# Start of Provided data
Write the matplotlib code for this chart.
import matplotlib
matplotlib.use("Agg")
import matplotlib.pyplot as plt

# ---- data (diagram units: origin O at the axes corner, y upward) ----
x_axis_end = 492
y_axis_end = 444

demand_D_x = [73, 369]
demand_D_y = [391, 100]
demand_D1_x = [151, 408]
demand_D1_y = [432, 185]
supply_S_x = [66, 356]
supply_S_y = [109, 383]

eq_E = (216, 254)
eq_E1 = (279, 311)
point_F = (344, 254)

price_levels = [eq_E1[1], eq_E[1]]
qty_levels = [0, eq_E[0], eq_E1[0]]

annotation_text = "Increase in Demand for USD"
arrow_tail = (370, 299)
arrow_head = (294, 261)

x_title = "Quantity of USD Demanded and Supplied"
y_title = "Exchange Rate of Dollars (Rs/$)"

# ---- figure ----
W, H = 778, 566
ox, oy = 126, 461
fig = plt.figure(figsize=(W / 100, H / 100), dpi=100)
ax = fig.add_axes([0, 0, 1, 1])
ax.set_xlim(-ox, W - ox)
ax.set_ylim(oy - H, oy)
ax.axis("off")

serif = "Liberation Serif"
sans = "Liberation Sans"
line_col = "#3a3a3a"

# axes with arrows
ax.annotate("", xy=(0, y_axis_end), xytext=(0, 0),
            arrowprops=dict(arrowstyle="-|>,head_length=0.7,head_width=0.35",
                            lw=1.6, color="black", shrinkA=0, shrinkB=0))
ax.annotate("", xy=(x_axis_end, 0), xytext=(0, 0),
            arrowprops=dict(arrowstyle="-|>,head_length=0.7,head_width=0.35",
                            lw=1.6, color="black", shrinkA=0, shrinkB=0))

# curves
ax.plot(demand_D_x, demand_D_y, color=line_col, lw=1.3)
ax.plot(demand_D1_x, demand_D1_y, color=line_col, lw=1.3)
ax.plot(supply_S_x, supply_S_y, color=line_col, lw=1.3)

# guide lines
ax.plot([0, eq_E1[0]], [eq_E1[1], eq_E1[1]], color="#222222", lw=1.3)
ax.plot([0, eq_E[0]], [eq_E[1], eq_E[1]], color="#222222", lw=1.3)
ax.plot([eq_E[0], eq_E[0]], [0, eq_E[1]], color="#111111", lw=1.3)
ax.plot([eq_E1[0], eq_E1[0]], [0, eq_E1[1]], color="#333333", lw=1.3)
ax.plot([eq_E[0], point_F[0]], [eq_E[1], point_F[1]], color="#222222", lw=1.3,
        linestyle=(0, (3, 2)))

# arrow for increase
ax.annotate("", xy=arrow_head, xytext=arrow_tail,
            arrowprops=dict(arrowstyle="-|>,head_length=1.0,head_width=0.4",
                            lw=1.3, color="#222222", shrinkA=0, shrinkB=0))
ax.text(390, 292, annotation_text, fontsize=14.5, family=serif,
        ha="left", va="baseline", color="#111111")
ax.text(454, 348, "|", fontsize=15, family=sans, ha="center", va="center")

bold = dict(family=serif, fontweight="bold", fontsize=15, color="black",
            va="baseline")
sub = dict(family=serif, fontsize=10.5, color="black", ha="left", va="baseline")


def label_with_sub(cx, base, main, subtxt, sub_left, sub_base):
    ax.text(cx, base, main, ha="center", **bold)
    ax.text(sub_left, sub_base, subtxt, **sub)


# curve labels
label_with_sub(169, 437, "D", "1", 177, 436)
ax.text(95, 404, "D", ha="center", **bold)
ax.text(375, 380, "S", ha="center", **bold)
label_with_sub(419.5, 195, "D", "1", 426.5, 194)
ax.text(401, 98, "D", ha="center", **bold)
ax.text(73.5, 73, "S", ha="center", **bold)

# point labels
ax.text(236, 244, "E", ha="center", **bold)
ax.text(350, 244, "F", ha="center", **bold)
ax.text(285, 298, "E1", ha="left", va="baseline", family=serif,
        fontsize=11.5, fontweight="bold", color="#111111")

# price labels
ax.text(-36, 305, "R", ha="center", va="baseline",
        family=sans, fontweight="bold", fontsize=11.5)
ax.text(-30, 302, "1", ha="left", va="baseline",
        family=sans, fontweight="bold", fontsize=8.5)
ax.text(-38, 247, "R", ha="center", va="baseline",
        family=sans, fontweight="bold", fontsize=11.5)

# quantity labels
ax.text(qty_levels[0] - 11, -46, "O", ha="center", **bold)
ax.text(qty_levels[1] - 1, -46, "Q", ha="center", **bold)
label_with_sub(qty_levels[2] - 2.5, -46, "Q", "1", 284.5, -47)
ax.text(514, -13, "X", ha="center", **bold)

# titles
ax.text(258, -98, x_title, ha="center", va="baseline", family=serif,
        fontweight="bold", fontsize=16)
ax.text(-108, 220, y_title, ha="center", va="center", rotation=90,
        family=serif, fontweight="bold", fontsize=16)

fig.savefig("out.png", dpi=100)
# End of Provided data
Set down, exactly as written, each line of the data from its opening line through the one containing "y_axis_end = 444". Output nothing more.

§ **Correct answer**:
Write the matplotlib code for this chart.
import matplotlib
matplotlib.use("Agg")
import matplotlib.pyplot as plt

# ---- data (diagram units: origin O at the axes corner, y upward) ----
x_axis_end = 492
y_axis_end = 444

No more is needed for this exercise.